Sales Taxes: Since working families spend most of their income on necessities, they pay a much higher percentage of their income in sales taxes than wealthy people who save and invest most of theirs.
Property Taxes: These can burden middle-class homeowners while the wealthy keep most of their assets in stocks and bonds that aren’t subject to property tax.
Why This Matters for Young People
Student Debt: While students take on crushing debt, wealthy families use tax-advantaged education savings accounts and can deduct private school tuition in some states.
Housing: Tax policies favor homeowners over renters through mortgage interest deductions and other breaks. Since young people and minorities have lower homeownership rates, they miss out on these benefits.
Starting a Business: Wealthy entrepreneurs can take advantage of complex business structures and write-offs that working-class entrepreneurs can’t access or afford to set up.
The Geographic Inequality Factor
Rich people can move to low-tax states while keeping their jobs or investments. This “tax shopping” isn’t available to most working people whose jobs are location-dependent. States then compete to attract wealthy residents by cutting taxes, often reducing funding for schools and services that working families depend on.
What Needs to Change
Close the Loopholes: Wealthy individuals and corporations should pay their advertised tax rates, not the lower effective rates they actually pay through various schemes.

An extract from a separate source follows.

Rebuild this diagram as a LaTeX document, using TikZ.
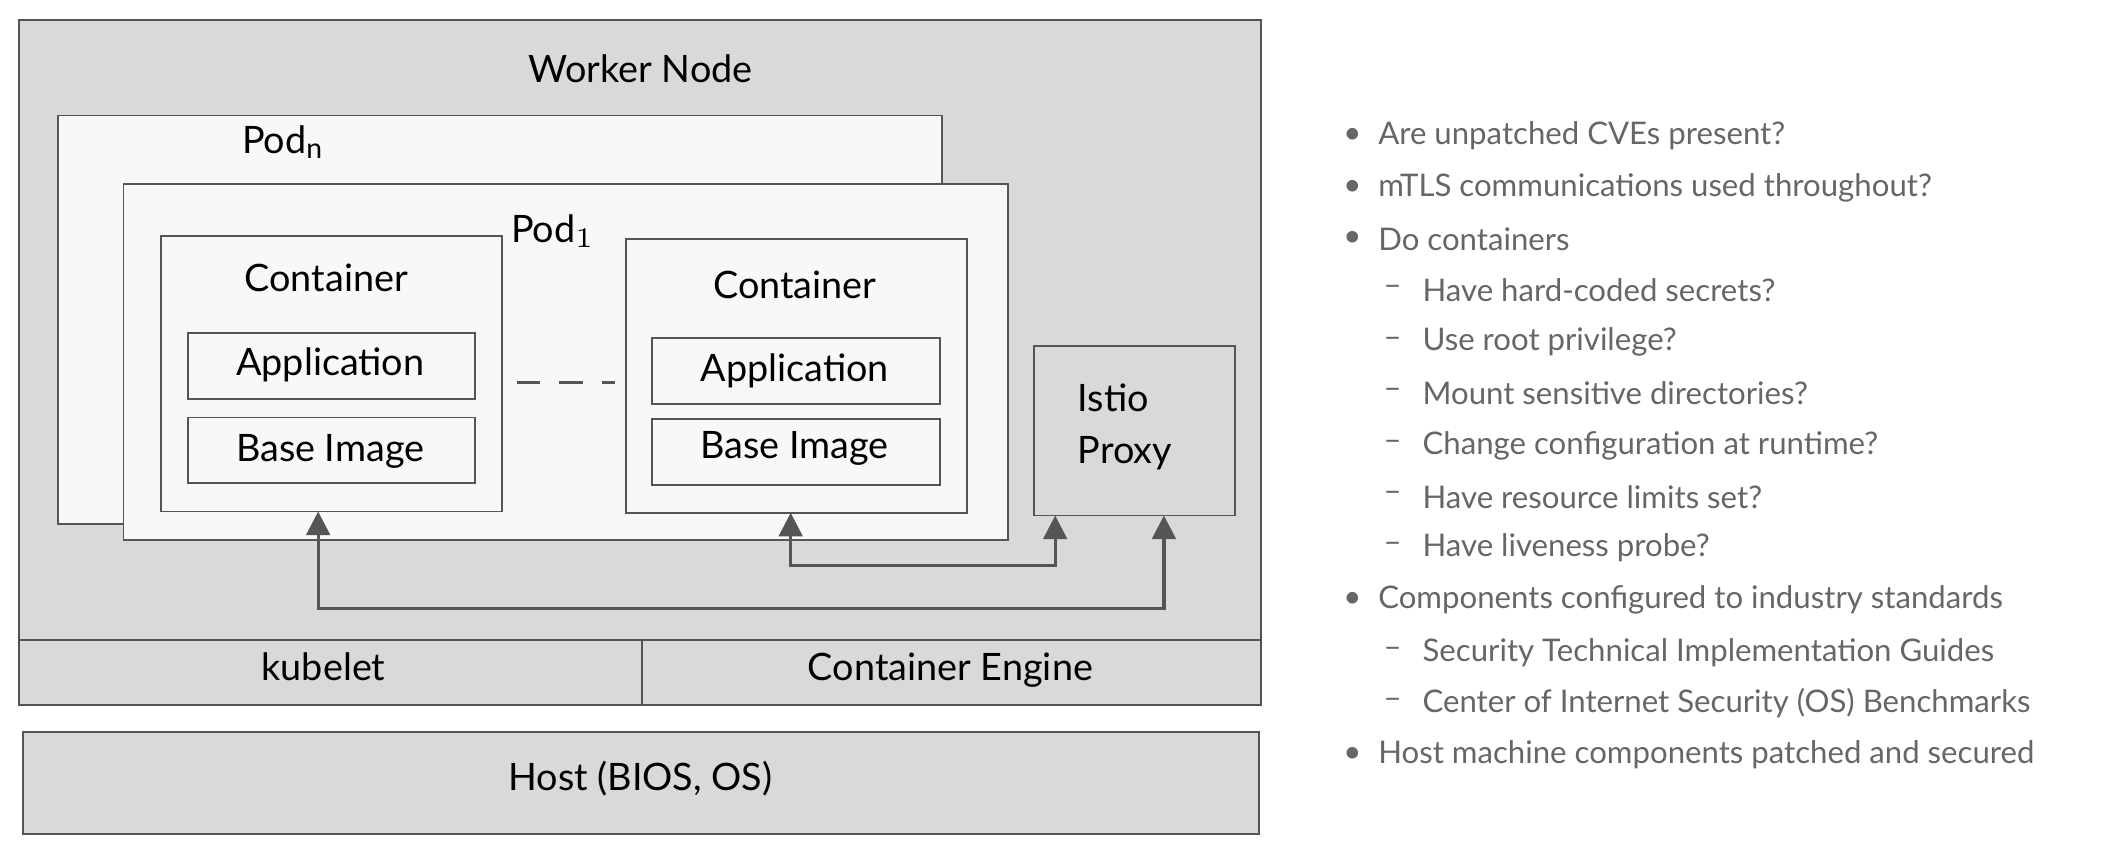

Tax Wealth, Not Just Work: Income from investments should be taxed at least as much as income from work. Why should a nurse pay higher tax rates than someone living off their stock portfolio?
Strengthen Estate Taxes: Massive inherited fortunes create permanent inequality. Stronger estate taxes could fund education and infrastructure while preventing the creation of permanent aristocracies.
Fix Payroll Tax Caps: Social Security taxes should apply to all income, not just the first $160,000. This would make the system more fair and help secure its funding.
The Bottom Line
Tax policy shapes who gets ahead and who gets left behind in America. The current system – despite appearing fair on the surface – systematically advantages wealth over work and inheritance over achievement.
For young Americans facing student debt, unaffordable housing, and stagnant wages, understanding these dynamics is crucial. The wealth gap isn’t just happening naturally – it’s being actively created by policy choices that benefit those who already have the most.
Real tax reform could help level the playing field, but it requires voters to look beyond campaign promises and understand how the system actually works. Because when it comes to taxes, what you see definitely isn’t what you get.